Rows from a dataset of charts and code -
____________________
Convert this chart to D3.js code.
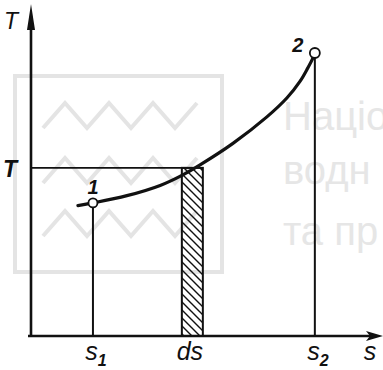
<!DOCTYPE html>
<html>
<head>
<meta charset="utf-8">
<script src="https://cdn.jsdelivr.net/npm/d3@7"></script>
<style>
  html, body { margin: 0; padding: 0; background: #fff; }
  svg { display: block; }
</style>
</head>
<body>
<svg id="chart" width="383" height="370"></svg>
<script>
// T–s diagram: process curve 1→2 with elementary strip ds
const curveS = [13.4, 17.7, 27.4, 36.9, 43.4, 48.3, 57.7, 67.4, 73.1, 76.9, 79.1, 80.3, 81.1];
const curveT = [39.4, 40.2, 42.4, 45.5, 48.7, 51.7, 58.2, 66.2, 71.9, 77.0, 81.0, 83.4, 85.5];

const pointLabels = ["1", "2"];
const pointS = [17.7, 81.1];
const pointT = [40.2, 85.5];

const stripS = [43.1, 49.1];   // ds interval
const levelT = 50.8;           // temperature level of the strip

const sTickLabels = [
  { s: 17.7, main: "s", sub: "1" },
  { s: 45.4, main: "ds", sub: "" },
  { s: 81.1, main: "s", sub: "2" }
];
const axisLabelS = "s";
const axisLabelT = "T";
const levelLabel = "T";

const svg = d3.select("#chart");
const x = d3.scaleLinear().domain([0, 100]).range([31, 381]);
const y = d3.scaleLinear().domain([0, 100]).range([336, 5]);

// faint logo in the background
const wm = svg.append("g").attr("fill", "none").attr("stroke", "#e4e4e4").attr("stroke-width", 4);
wm.append("rect").attr("x", 15).attr("y", 76).attr("width", 207).attr("height", 196);
[103, 158, 211].forEach(top => {
  const pts = [];
  for (let i = 0; i <= 7; i++) pts.push([43 + i * 22, i % 2 ? top : top + 25]);
  wm.append("path").attr("d", d3.line()(pts));
});
const wmText = svg.append("g").attr("fill", "#e6e6e6")
  .attr("font-family", "Liberation Sans, Arial, sans-serif").attr("font-size", 40);
[["Націо", 130], ["водн", 184], ["та пр", 245]].forEach(([t, yy]) =>
  wmText.append("text").attr("x", 283).attr("y", yy).text(t));

// hatch pattern for ds strip
const defs = svg.append("defs");
const pat = defs.append("pattern").attr("id", "hatch").attr("patternUnits", "userSpaceOnUse")
  .attr("width", 8).attr("height", 8);
pat.append("path").attr("d", "M-2,-2 L10,10 M-2,6 L2,10 M6,-2 L10,2")
  .attr("stroke", "#111").attr("stroke-width", 1.4);

// strip
svg.append("rect")
  .attr("x", x(stripS[0])).attr("y", y(levelT))
  .attr("width", x(stripS[1]) - x(stripS[0])).attr("height", y(0) - y(levelT))
  .attr("fill", "url(#hatch)").attr("stroke", "#111").attr("stroke-width", 2);

// level line T
svg.append("line")
  .attr("x1", x(0)).attr("x2", x(stripS[1]))
  .attr("y1", y(levelT)).attr("y2", y(levelT))
  .attr("stroke", "#111").attr("stroke-width", 1.8);

// ordinates at points 1 and 2
pointS.forEach((s, i) => {
  svg.append("line")
    .attr("x1", x(s)).attr("x2", x(s))
    .attr("y1", y(pointT[i])).attr("y2", y(0))
    .attr("stroke", "#111").attr("stroke-width", 2);
});

// process curve
const curveData = curveS.map((s, i) => [s, curveT[i]]);
svg.append("path")
  .datum(curveData)
  .attr("d", d3.line().x(d => x(d[0])).y(d => y(d[1])).curve(d3.curveCatmullRom.alpha(0.5)))
  .attr("fill", "none").attr("stroke", "#111").attr("stroke-width", 3.2)
  .attr("stroke-linecap", "round");

// axes with arrowheads
svg.append("line").attr("x1", x(0)).attr("x2", x(0)).attr("y1", y(0) + 1).attr("y2", 18)
  .attr("stroke", "#111").attr("stroke-width", 2.6);
svg.append("path").attr("d", `M${x(0)},4 L${x(0) - 4},30 L${x(0) + 4},30 Z`).attr("fill", "#111");
svg.append("line").attr("x1", 28).attr("x2", 372).attr("y1", y(0)).attr("y2", y(0))
  .attr("stroke", "#111").attr("stroke-width", 2.6);
svg.append("path").attr("d", `M383,${y(0)} L366,${y(0) - 5} L370,${y(0)} L366,${y(0) + 5} Z`).attr("fill", "#111");

// state points
svg.selectAll("circle.pt").data(pointS).enter().append("circle")
  .attr("class", "pt")
  .attr("cx", d => x(d)).attr("cy", (d, i) => y(pointT[i]))
  .attr("r", (d, i) => i === 0 ? 4.5 : 5)
  .attr("fill", "#fff").attr("stroke", "#111").attr("stroke-width", 1.8);

const font = "Liberation Sans, Arial, sans-serif";
svg.selectAll("text.pl").data(pointLabels).enter().append("text")
  .attr("class", "pl")
  .attr("x", (d, i) => x(pointS[i]) + (i === 0 ? 0 : -17))
  .attr("y", (d, i) => y(pointT[i]) + (i === 0 ? -9 : -1))
  .attr("text-anchor", "middle")
  .attr("font-family", font).attr("font-style", "italic").attr("font-weight", "bold")
  .attr("font-size", 20).attr("fill", "#111").text(d => d);

// axis labels
svg.append("text").attr("x", 4).attr("y", 29).attr("font-family", font)
  .attr("font-style", "italic").attr("font-size", 23).attr("fill", "#111").text(axisLabelT);
svg.append("text").attr("x", 3).attr("y", y(levelT) + 9).attr("font-family", font)
  .attr("font-style", "italic").attr("font-weight", "bold").attr("font-size", 23).attr("fill", "#111").text(levelLabel);
svg.append("text").attr("x", 370).attr("y", 360).attr("text-anchor", "middle").attr("font-family", font)
  .attr("font-style", "italic").attr("font-size", 25).attr("fill", "#111").text(axisLabelS);

sTickLabels.forEach(t => {
  const txt = svg.append("text")
    .attr("x", x(t.s) + (t.sub ? 3 : 0)).attr("y", 360)
    .attr("text-anchor", "middle").attr("font-family", font).attr("font-style", "italic")
    .attr("font-size", 25).attr("fill", "#111");
  txt.append("tspan").text(t.main);
  if (t.sub) txt.append("tspan").attr("dy", 6).attr("font-size", 16).attr("font-weight", "bold").text(t.sub);
});
</script>
</body>
</html>
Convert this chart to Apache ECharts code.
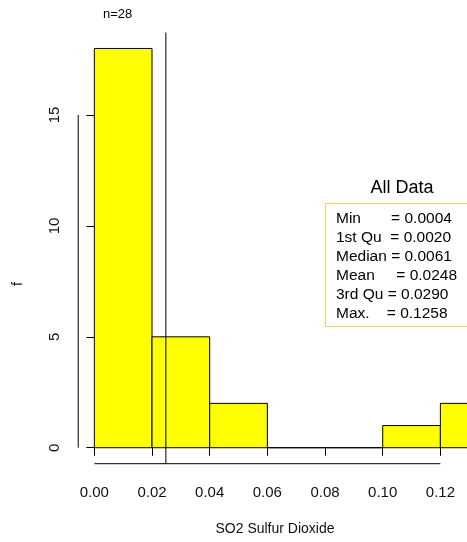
____________________
INSTRUCTION -
Except for the pictures, give all the material above again verbatim.

SOLUTION TO THIS TASK -
Convert this chart to D3.js code.
<!DOCTYPE html>
<html>
<head>
<meta charset="utf-8">
<script src="https://cdn.jsdelivr.net/npm/d3@7"></script>
<style>
  html, body { margin: 0; padding: 0; background: #fff; }
  svg { display: block; }
</style>
</head>
<body>
<svg id="chart" width="383" height="370"></svg>
<script>
// T–s diagram: process curve 1→2 with elementary strip ds
const curveS = [13.4, 17.7, 27.4, 36.9, 43.4, 48.3, 57.7, 67.4, 73.1, 76.9, 79.1, 80.3, 81.1];
const curveT = [39.4, 40.2, 42.4, 45.5, 48.7, 51.7, 58.2, 66.2, 71.9, 77.0, 81.0, 83.4, 85.5];

const pointLabels = ["1", "2"];
const pointS = [17.7, 81.1];
const pointT = [40.2, 85.5];

const stripS = [43.1, 49.1];   // ds interval
const levelT = 50.8;           // temperature level of the strip

const sTickLabels = [
  { s: 17.7, main: "s", sub: "1" },
  { s: 45.4, main: "ds", sub: "" },
  { s: 81.1, main: "s", sub: "2" }
];
const axisLabelS = "s";
const axisLabelT = "T";
const levelLabel = "T";

const svg = d3.select("#chart");
const x = d3.scaleLinear().domain([0, 100]).range([31, 381]);
const y = d3.scaleLinear().domain([0, 100]).range([336, 5]);

// faint logo in the background
const wm = svg.append("g").attr("fill", "none").attr("stroke", "#e4e4e4").attr("stroke-width", 4);
wm.append("rect").attr("x", 15).attr("y", 76).attr("width", 207).attr("height", 196);
[103, 158, 211].forEach(top => {
  const pts = [];
  for (let i = 0; i <= 7; i++) pts.push([43 + i * 22, i % 2 ? top : top + 25]);
  wm.append("path").attr("d", d3.line()(pts));
});
const wmText = svg.append("g").attr("fill", "#e6e6e6")
  .attr("font-family", "Liberation Sans, Arial, sans-serif").attr("font-size", 40);
[["Націо", 130], ["водн", 184], ["та пр", 245]].forEach(([t, yy]) =>
  wmText.append("text").attr("x", 283).attr("y", yy).text(t));

// hatch pattern for ds strip
const defs = svg.append("defs");
const pat = defs.append("pattern").attr("id", "hatch").attr("patternUnits", "userSpaceOnUse")
  .attr("width", 8).attr("height", 8);
pat.append("path").attr("d", "M-2,-2 L10,10 M-2,6 L2,10 M6,-2 L10,2")
  .attr("stroke", "#111").attr("stroke-width", 1.4);

// strip
svg.append("rect")
  .attr("x", x(stripS[0])).attr("y", y(levelT))
  .attr("width", x(stripS[1]) - x(stripS[0])).attr("height", y(0) - y(levelT))
  .attr("fill", "url(#hatch)").attr("stroke", "#111").attr("stroke-width", 2);

// level line T
svg.append("line")
  .attr("x1", x(0)).attr("x2", x(stripS[1]))
  .attr("y1", y(levelT)).attr("y2", y(levelT))
  .attr("stroke", "#111").attr("stroke-width", 1.8);

// ordinates at points 1 and 2
pointS.forEach((s, i) => {
  svg.append("line")
    .attr("x1", x(s)).attr("x2", x(s))
    .attr("y1", y(pointT[i])).attr("y2", y(0))
    .attr("stroke", "#111").attr("stroke-width", 2);
});

// process curve
const curveData = curveS.map((s, i) => [s, curveT[i]]);
svg.append("path")
  .datum(curveData)
  .attr("d", d3.line().x(d => x(d[0])).y(d => y(d[1])).curve(d3.curveCatmullRom.alpha(0.5)))
  .attr("fill", "none").attr("stroke", "#111").attr("stroke-width", 3.2)
  .attr("stroke-linecap", "round");

// axes with arrowheads
svg.append("line").attr("x1", x(0)).attr("x2", x(0)).attr("y1", y(0) + 1).attr("y2", 18)
  .attr("stroke", "#111").attr("stroke-width", 2.6);
svg.append("path").attr("d", `M${x(0)},4 L${x(0) - 4},30 L${x(0) + 4},30 Z`).attr("fill", "#111");
svg.append("line").attr("x1", 28).attr("x2", 372).attr("y1", y(0)).attr("y2", y(0))
  .attr("stroke", "#111").attr("stroke-width", 2.6);
svg.append("path").attr("d", `M383,${y(0)} L366,${y(0) - 5} L370,${y(0)} L366,${y(0) + 5} Z`).attr("fill", "#111");

// state points
svg.selectAll("circle.pt").data(pointS).enter().append("circle")
  .attr("class", "pt")
  .attr("cx", d => x(d)).attr("cy", (d, i) => y(pointT[i]))
  .attr("r", (d, i) => i === 0 ? 4.5 : 5)
  .attr("fill", "#fff").attr("stroke", "#111").attr("stroke-width", 1.8);

const font = "Liberation Sans, Arial, sans-serif";
svg.selectAll("text.pl").data(pointLabels).enter().append("text")
  .attr("class", "pl")
  .attr("x", (d, i) => x(pointS[i]) + (i === 0 ? 0 : -17))
  .attr("y", (d, i) => y(pointT[i]) + (i === 0 ? -9 : -1))
  .attr("text-anchor", "middle")
  .attr("font-family", font).attr("font-style", "italic").attr("font-weight", "bold")
  .attr("font-size", 20).attr("fill", "#111").text(d => d);

// axis labels
svg.append("text").attr("x", 4).attr("y", 29).attr("font-family", font)
  .attr("font-style", "italic").attr("font-size", 23).attr("fill", "#111").text(axisLabelT);
svg.append("text").attr("x", 3).attr("y", y(levelT) + 9).attr("font-family", font)
  .attr("font-style", "italic").attr("font-weight", "bold").attr("font-size", 23).attr("fill", "#111").text(levelLabel);
svg.append("text").attr("x", 370).attr("y", 360).attr("text-anchor", "middle").attr("font-family", font)
  .attr("font-style", "italic").attr("font-size", 25).attr("fill", "#111").text(axisLabelS);

sTickLabels.forEach(t => {
  const txt = svg.append("text")
    .attr("x", x(t.s) + (t.sub ? 3 : 0)).attr("y", 360)
    .attr("text-anchor", "middle").attr("font-family", font).attr("font-style", "italic")
    .attr("font-size", 25).attr("fill", "#111");
  txt.append("tspan").text(t.main);
  if (t.sub) txt.append("tspan").attr("dy", 6).attr("font-size", 16).attr("font-weight", "bold").text(t.sub);
});
</script>
</body>
</html>
Convert this chart to Apache ECharts code.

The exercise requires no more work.